Some local jobs were created at PJ’s Coffeehouses, Maurepas Foods and other local businesses with money from 31 foreign investors seeking U.S. immigration visas under the so-called EB-5 program, but none of those counted toward the investors’ goals under EB-5, and the Algiers project, the focal point of the visa deal, never came to fruition. Federal prosecutors allege Hungerford and Milbrath committed fraud against the investors and federal immigration officials to pocket millions.

The eight-count criminal indictment mirrors allegations made by the 31 foreign investors, who each gave $500,000 and were promised green cards if they each created 10 jobs in New Orleans. The fraud allegations were first reported by WWL-TV in January 2013.

Watch the original report and read the story here.

The investors’ lawsuit alleged Hungerford and Milbrath, who served as a military aide to Presidents Ronald Reagan, George H. W. Bush and Bill Clinton, redirected more than $6 million into their own companies, including $1.82 million to their and their wives’ salaries over just 18 months.

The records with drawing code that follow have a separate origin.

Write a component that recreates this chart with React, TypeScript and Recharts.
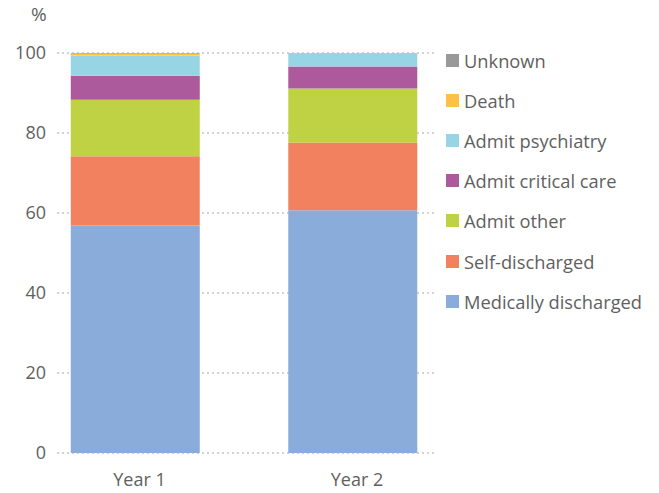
import { Bar, BarChart, CartesianGrid, XAxis, YAxis } from "recharts";

const FONT = "'Open Sans', sans-serif";
const INK = "#5f5f5f";
const GRID = "#a6a6a6";

const years = [1, 2];
const medically = [56.9, 60.7];
const selfDischarged = [17.3, 16.9];
const admitOther = [14.1, 13.5];
const criticalCare = [6.0, 5.5];
const psychiatry = [5.1, 3.3];
const death = [0.45, 0.05];
const unknown = [0.15, 0.05];

const yTicks = [0, 20, 40, 60, 80, 100];

const series = [
  { key: "medically", name: "Medically discharged", color: "#8AACDA", values: medically },
  { key: "self", name: "Self-discharged", color: "#F2825F", values: selfDischarged },
  { key: "other", name: "Admit other", color: "#BFD243", values: admitOther },
  { key: "critical", name: "Admit critical care", color: "#AD5A9C", values: criticalCare },
  { key: "psych", name: "Admit psychiatry", color: "#98D5E4", values: psychiatry },
  { key: "death", name: "Death", color: "#FFC145", values: death },
  { key: "unknown", name: "Unknown", color: "#999999", values: unknown },
];

const data = years.map((year, i) => {
  const row: Record<string, number> = { year };
  series.forEach((s) => (row[s.key] = s.values[i]));
  return row;
});

export default function App() {
  return (
    <div style={{ position: "absolute", left: 0, top: 0, width: 659, height: 493, background: "#fff", fontFamily: FONT }}>
      <div style={{ position: "absolute", left: 31, top: 1, fontSize: 19, color: INK }}>%</div>
      <BarChart width={659} height={493} data={data} margin={{ top: 53, right: 222, bottom: 0, left: 0 }}>
        <CartesianGrid stroke={GRID} strokeDasharray="2 3" vertical={false} />
        <XAxis
          type="number"
          dataKey="year"
          domain={[0.639, 2.386]}
          ticks={years}
          allowDataOverflow
          tickFormatter={(v) => `Year ${v}`}
          tick={{ fill: INK, fontSize: 18, fontFamily: FONT, dx: 4 }}
          tickLine={false}
          axisLine={false}
          tickSize={0}
          tickMargin={20}
          height={40}
        />
        <YAxis
          domain={[0, 100]}
          ticks={yTicks}
          tick={{ fill: INK, fontSize: 18, fontFamily: FONT }}
          tickLine={false}
          axisLine={false}
          tickSize={0}
          tickMargin={11}
          width={57}
        />
        {series.map((s) => (
          <Bar key={s.key} dataKey={s.key} stackId="a" fill={s.color} barSize={129} isAnimationActive={false} />
        ))}
      </BarChart>
      <div style={{ position: "absolute", left: 446, top: 40 }}>
        {[...series].reverse().map((s) => (
          <div key={s.key} style={{ display: "flex", alignItems: "center", height: 40.2, fontSize: 18.3, color: INK }}>
            <span style={{ width: 13, height: 13, background: s.color, marginRight: 5, display: "inline-block" }} />
            {s.name}
          </div>
        ))}
      </div>
    </div>
  );
}
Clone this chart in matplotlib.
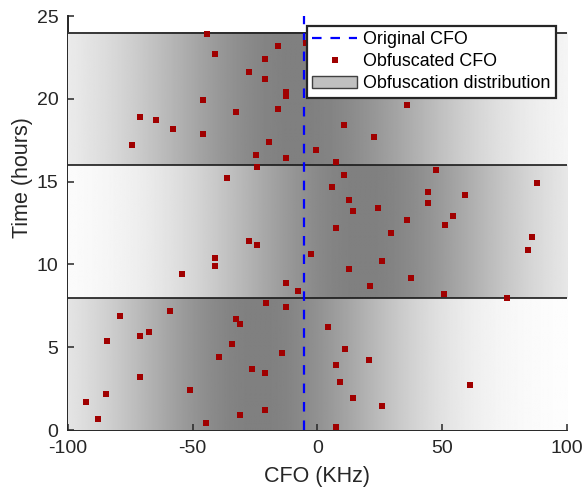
import numpy as np
import matplotlib
matplotlib.use("Agg")
import matplotlib.pyplot as plt
from matplotlib.lines import Line2D
from matplotlib.patches import Patch

plt.rcParams['font.family'] = ['Liberation Sans', 'DejaVu Sans']

# ---- data ----
original_cfo = -5.5
band_edges = [0, 8, 16, 24]          # time windows (hours)
band_centers = [-24, 18, -8]          # centre of obfuscation distribution per window (KHz)
band_sigma = [43, 45, 48]

obf_x = [-44.4, -16, -41.1, -21, -27.6, -21, -12.6, -12.6, -46, -16, -32.8, -71.1, -64.7,
         -58, -46, -74.5, -19.4, -24.6, -12.6, -4.5, -0.7, 35.9, 10.6, 22.5, 7.3,
         -24.4, 47.5, -36.4, 10.5, 5.8, 87.8, 44.2, 12.5, 44.2, 59.1, 14.1, 24.2, 54.3,
         35.9, 51, 7.4, 29.3, 86, 84.4, -2.7, 25.7, 12.5, 37.5, 20.9, 50.7, 76.1,
         -27.6, -24.4, -41.2, -41.2, -54.3, -12.6, -7.8,
         -20.8, -12.5, -79.3, -59.2, -32.7, -31.1, -67.7, -71.1, -84.4, -34.3, -14.2,
         -39.4, -26.3, -21, -71.1, -51.1, -84.8, -92.9, -21, -31.1, -88.1, -44.7,
         4.1, 10.9, 7.4, 20.5, 9, 61.1, 14.1, 25.9, 7.4]
obf_y = [23.9, 23.2, 22.7, 22.4, 21.6, 21.2, 20.4, 20.15, 19.9, 19.4, 19.2, 18.9, 18.7,
         18.2, 17.9, 17.2, 17.4, 16.6, 16.4, 23.4, 16.9, 19.65, 18.4, 17.7, 16.2,
         15.9, 15.7, 15.2, 15.4, 14.65, 14.9, 14.4, 13.9, 13.7, 14.2, 13.2, 13.4, 12.9,
         12.7, 12.4, 12.2, 11.9, 11.65, 10.9, 10.65, 10.2, 9.7, 9.2, 8.7, 8.2, 7.95,
         11.4, 11.2, 10.4, 9.9, 9.4, 8.9, 8.4,
         7.7, 7.4, 6.9, 7.2, 6.7, 6.4, 5.9, 5.7, 5.4, 5.2, 4.67,
         4.4, 3.7, 3.45, 3.2, 2.4, 2.2, 1.7, 1.2, 0.92, 0.68, 0.44,
         6.2, 4.9, 3.9, 4.2, 2.9, 2.7, 1.95, 1.45, 0.2]

xticks = [-100, -50, 0, 50, 100]
yticks = [0, 5, 10, 15, 20, 25]

# ---- figure ----
fig = plt.figure(figsize=(5.85, 4.91), dpi=100)
ax = fig.add_axes([0.1162, 0.1242, 0.8530, 0.8432])

xs = np.linspace(-100, 100, 600)
for i in range(3):
    g = 1 - 0.5 * np.exp(-(xs - band_centers[i]) ** 2 / (2 * band_sigma[i] ** 2))
    img = np.tile(g, (2, 1))
    ax.imshow(img, cmap='gray', vmin=0, vmax=1, aspect='auto', interpolation='bilinear',
              extent=[-100, 100, band_edges[i], band_edges[i + 1]], zorder=1)
ax.hlines(band_edges[1:], -100, 100, colors='#1a1a1a', linewidth=1.2, zorder=2)

ax.plot([original_cfo, original_cfo], [0, 25], color='#0000ff', linewidth=1.6,
        dashes=(4.3, 4.0), zorder=3)
ax.plot(obf_x, obf_y, linestyle='none', marker='s', markersize=4.3,
        color='#a00000', markeredgewidth=0, zorder=4)

ax.set_xlim(-100, 100)
ax.set_ylim(0, 25)
ax.set_xticks(xticks)
ax.set_yticks(yticks)
ax.set_xticklabels([str(t) for t in xticks])
ax.tick_params(direction='in', length=4, width=1.1, colors='#262626', labelsize=14,
               pad=7, top=False, right=False)
for s in ['top', 'right']:
    ax.spines[s].set_visible(False)
for s in ['left', 'bottom']:
    ax.spines[s].set_color('#262626')
    ax.spines[s].set_linewidth(1.4)
    ax.spines[s].set_zorder(0.5)

ax.set_xlabel('CFO (KHz)', fontsize=15.5, color='#262626', labelpad=7)
ax.set_ylabel('Time (hours)', fontsize=15.5, color='#262626')
ax.yaxis.set_label_coords(-0.07, 0.61)

handles = [Line2D([0], [0], color='#0000ff', linewidth=1.6, dashes=(4.3, 4.0)),
           Line2D([0], [0], linestyle='none', marker='s', markersize=4.3,
                  color='#a00000', markeredgewidth=0),
           Patch(facecolor='#c0c0c0', edgecolor='#404040', linewidth=1.0)]
labels = ['Original CFO', 'Obfuscated CFO', 'Obfuscation distribution']
leg = ax.legend(handles, labels, loc='upper right', bbox_to_anchor=(0.978, 0.976),
                fontsize=12.9, frameon=True, fancybox=False, framealpha=1,
                edgecolor='#262626', borderpad=0.3, labelspacing=0.28,
                handlelength=2.5, handletextpad=0.35, borderaxespad=0)
leg.get_frame().set_linewidth(1.6)
leg.set_zorder(10)

fig.savefig('out.png', dpi=100)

Meanwhile, the Algiers property where they broke ground with fanfare in 2010, has now sat abandoned along General deGaulle Drive for eight years.

The indictment alleges Hungerford and Milbrath used a company called NobleOutreach to run New Orleans’ EB-5 job-creation program, but then wrote checks from those funds to a series of other companies they created that were not creating any jobs. Prosecutors allege they created those companies “to obscure and conceal the path of investor funds, and they allegedly spent investor funds to purchase vacation and rental properties for their own benefit.”

Meanwhile, the investors who were promised quick green cards watched helplessly as their visas expired and had to fight to avoid deportation.